#### GIVEN RECORDS ####

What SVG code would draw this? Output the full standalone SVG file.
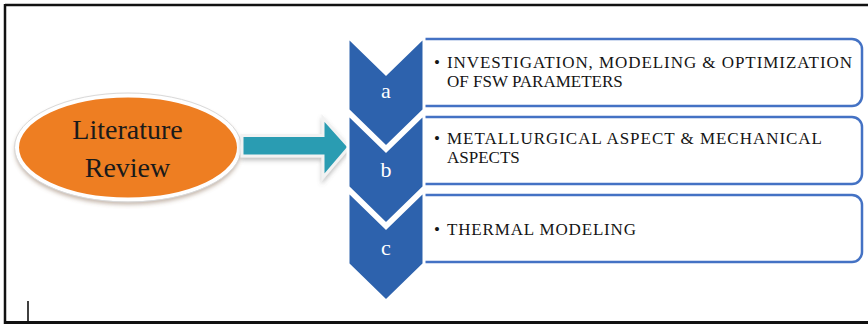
<svg xmlns="http://www.w3.org/2000/svg" width="868" height="326" viewBox="0 0 868 326">
<defs>
<style>
.frame{stroke:#111;fill:none}
.chev{fill:#2D62AD;stroke:#fff;stroke-width:3;stroke-linejoin:miter}
.box{fill:#fff;stroke:#4472C4;stroke-width:2.5}
.let{font-family:"Liberation Serif","Times New Roman",serif;font-size:22px;fill:#fff;text-anchor:middle}
.txt{font-family:"Liberation Serif","Times New Roman",serif;font-size:17px;fill:#151515}
.lit{font-family:"Liberation Serif","Times New Roman",serif;font-size:28px;fill:#1a1a1a;text-anchor:middle}
</style>
<filter id="sh" x="-20%" y="-20%" width="140%" height="150%">
<feDropShadow dx="0" dy="3" stdDeviation="2" flood-color="#7a5a40" flood-opacity="0.45"/>
</filter>
<filter id="sh2" x="-20%" y="-30%" width="140%" height="170%">
<feDropShadow dx="0" dy="3" stdDeviation="2" flood-color="#666" flood-opacity="0.4"/>
</filter>
</defs>
<rect width="868" height="326" fill="#fff"/>
<g id="frame">
<line class="frame" x1="5" y1="5" x2="868" y2="5" stroke-width="2.5"/>
<line class="frame" x1="5" y1="4" x2="5" y2="324" stroke-width="2.5"/>
<line class="frame" x1="4" y1="322.5" x2="868" y2="322.5" stroke-width="3"/>
<line class="frame" x1="28" y1="301" x2="28" y2="322" stroke-width="1.6"/>
</g>
<g id="node-literature-review">
<ellipse cx="128" cy="147.5" rx="111" ry="52" fill="#EE7E24" stroke="#fff" stroke-width="4" filter="url(#sh)"/>
<ellipse cx="128" cy="147.5" rx="113.5" ry="54.5" fill="none" stroke="#d9d9d9" stroke-width="1"/>
<text class="lit" x="127.5" y="139">Literature<tspan x="127.5" dy="38">Review</tspan></text>
</g>
<g id="connectors">
<polygon points="242,135.5 323,135.5 323,118 349,147 323,177.5 323,156 242,156" fill="#2A9CB2" stroke="#f2f2f2" stroke-width="3" stroke-linejoin="miter" filter="url(#sh2)"/>
</g>
<g id="node-a">
<path class="box" d="M423,39 H852 A10,10 0 0 1 862,49 V96 A10,10 0 0 1 852,106 H423"/>
<path class="chev" d="M348,37 L386,74 L424,37 L424,110 L386,147 L348,110 Z"/>
<text class="let" x="386" y="98">a</text>
<text class="txt" x="447" y="68"><tspan x="434">•</tspan><tspan x="447" textLength="405" lengthAdjust="spacing">INVESTIGATION, MODELING &amp; OPTIMIZATION</tspan><tspan x="447" dy="19">OF FSW PARAMETERS</tspan></text>
</g>
<g id="node-b">
<path class="box" d="M423,117 H852 A10,10 0 0 1 862,127 V174 A10,10 0 0 1 852,184 H423"/>
<path class="chev" d="M348,114 L386,151 L424,114 L424,187 L386,224 L348,187 Z"/>
<text class="let" x="386" y="177">b</text>
<text class="txt" x="447" y="144"><tspan x="434">•</tspan><tspan x="447" textLength="375" lengthAdjust="spacing">METALLURGICAL  ASPECT &amp; MECHANICAL</tspan><tspan x="447" dy="19">ASPECTS</tspan></text>
</g>
<g id="node-c">
<path class="box" d="M423,195 H852 A10,10 0 0 1 862,205 V252 A10,10 0 0 1 852,262 H423"/>
<path class="chev" d="M348,191 L386,228 L424,191 L424,264 L386,301 L348,264 Z"/>
<text class="let" x="386" y="255">c</text>
<text class="txt" x="447" y="235"><tspan x="434">•</tspan><tspan x="447" textLength="189" lengthAdjust="spacing">THERMAL MODELING</tspan></text>
</g>
</svg>
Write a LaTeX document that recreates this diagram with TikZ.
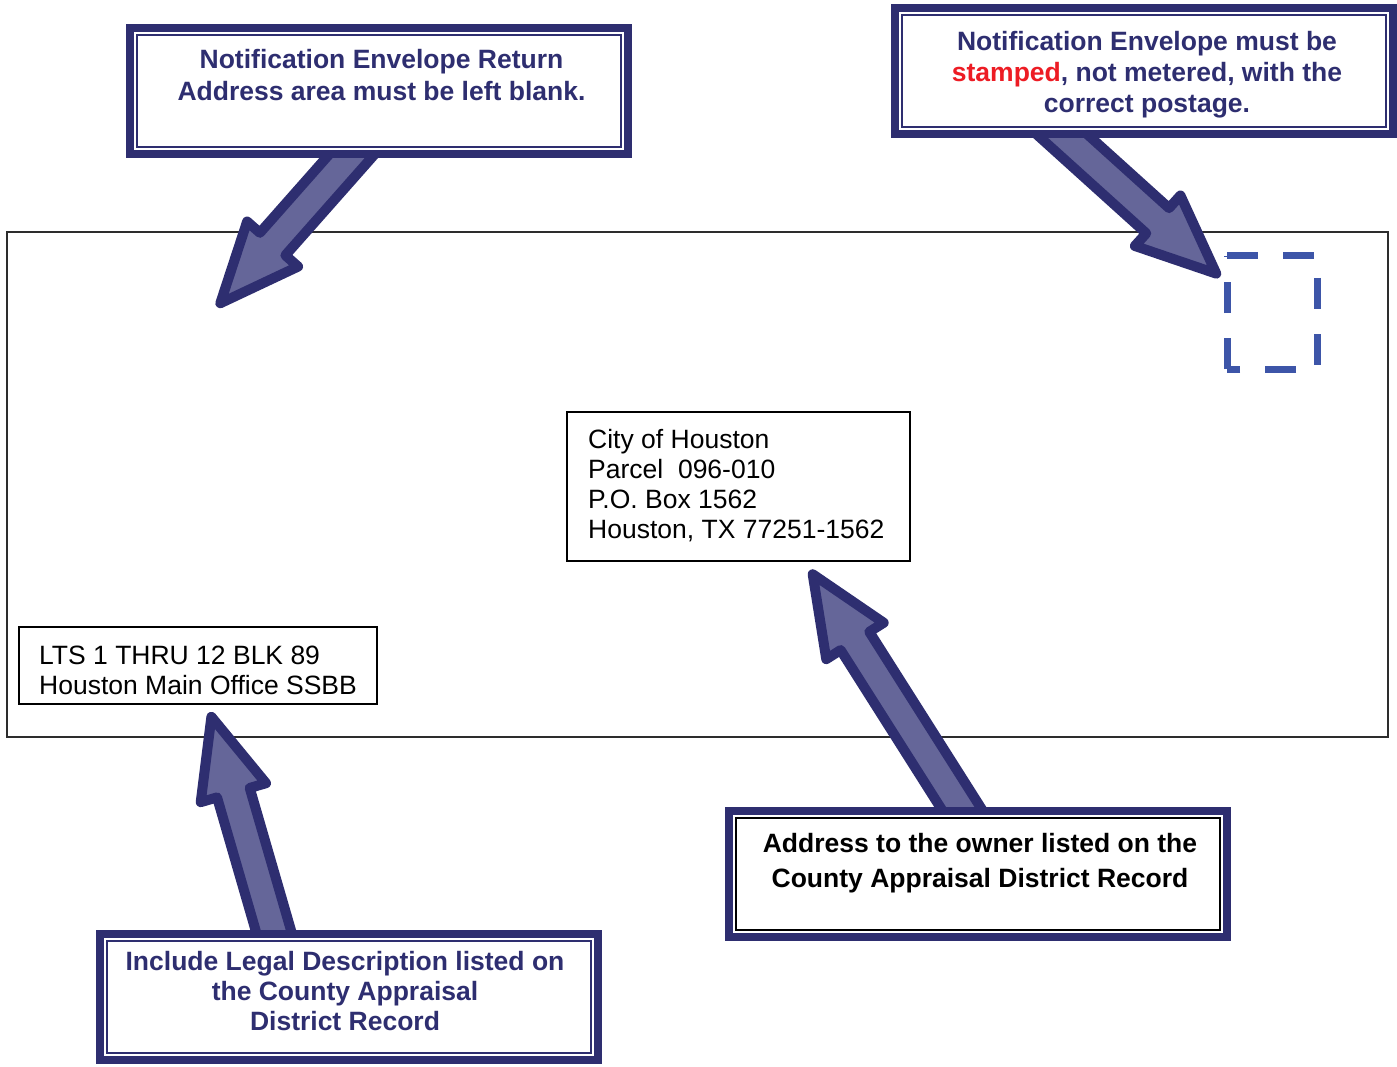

####

From the material above, reproduce everything verbatim except the pictures.

What SVG code would draw this? Output the full standalone SVG file.
<svg xmlns="http://www.w3.org/2000/svg" width="868" height="326" viewBox="0 0 868 326">
<defs>
<style>
.frame{stroke:#111;fill:none}
.chev{fill:#2D62AD;stroke:#fff;stroke-width:3;stroke-linejoin:miter}
.box{fill:#fff;stroke:#4472C4;stroke-width:2.5}
.let{font-family:"Liberation Serif","Times New Roman",serif;font-size:22px;fill:#fff;text-anchor:middle}
.txt{font-family:"Liberation Serif","Times New Roman",serif;font-size:17px;fill:#151515}
.lit{font-family:"Liberation Serif","Times New Roman",serif;font-size:28px;fill:#1a1a1a;text-anchor:middle}
</style>
<filter id="sh" x="-20%" y="-20%" width="140%" height="150%">
<feDropShadow dx="0" dy="3" stdDeviation="2" flood-color="#7a5a40" flood-opacity="0.45"/>
</filter>
<filter id="sh2" x="-20%" y="-30%" width="140%" height="170%">
<feDropShadow dx="0" dy="3" stdDeviation="2" flood-color="#666" flood-opacity="0.4"/>
</filter>
</defs>
<rect width="868" height="326" fill="#fff"/>
<g id="frame">
<line class="frame" x1="5" y1="5" x2="868" y2="5" stroke-width="2.5"/>
<line class="frame" x1="5" y1="4" x2="5" y2="324" stroke-width="2.5"/>
<line class="frame" x1="4" y1="322.5" x2="868" y2="322.5" stroke-width="3"/>
<line class="frame" x1="28" y1="301" x2="28" y2="322" stroke-width="1.6"/>
</g>
<g id="node-literature-review">
<ellipse cx="128" cy="147.5" rx="111" ry="52" fill="#EE7E24" stroke="#fff" stroke-width="4" filter="url(#sh)"/>
<ellipse cx="128" cy="147.5" rx="113.5" ry="54.5" fill="none" stroke="#d9d9d9" stroke-width="1"/>
<text class="lit" x="127.5" y="139">Literature<tspan x="127.5" dy="38">Review</tspan></text>
</g>
<g id="connectors">
<polygon points="242,135.5 323,135.5 323,118 349,147 323,177.5 323,156 242,156" fill="#2A9CB2" stroke="#f2f2f2" stroke-width="3" stroke-linejoin="miter" filter="url(#sh2)"/>
</g>
<g id="node-a">
<path class="box" d="M423,39 H852 A10,10 0 0 1 862,49 V96 A10,10 0 0 1 852,106 H423"/>
<path class="chev" d="M348,37 L386,74 L424,37 L424,110 L386,147 L348,110 Z"/>
<text class="let" x="386" y="98">a</text>
<text class="txt" x="447" y="68"><tspan x="434">•</tspan><tspan x="447" textLength="405" lengthAdjust="spacing">INVESTIGATION, MODELING &amp; OPTIMIZATION</tspan><tspan x="447" dy="19">OF FSW PARAMETERS</tspan></text>
</g>
<g id="node-b">
<path class="box" d="M423,117 H852 A10,10 0 0 1 862,127 V174 A10,10 0 0 1 852,184 H423"/>
<path class="chev" d="M348,114 L386,151 L424,114 L424,187 L386,224 L348,187 Z"/>
<text class="let" x="386" y="177">b</text>
<text class="txt" x="447" y="144"><tspan x="434">•</tspan><tspan x="447" textLength="375" lengthAdjust="spacing">METALLURGICAL  ASPECT &amp; MECHANICAL</tspan><tspan x="447" dy="19">ASPECTS</tspan></text>
</g>
<g id="node-c">
<path class="box" d="M423,195 H852 A10,10 0 0 1 862,205 V252 A10,10 0 0 1 852,262 H423"/>
<path class="chev" d="M348,191 L386,228 L424,191 L424,264 L386,301 L348,264 Z"/>
<text class="let" x="386" y="255">c</text>
<text class="txt" x="447" y="235"><tspan x="434">•</tspan><tspan x="447" textLength="189" lengthAdjust="spacing">THERMAL MODELING</tspan></text>
</g>
</svg>
Write a LaTeX document that recreates this diagram with TikZ.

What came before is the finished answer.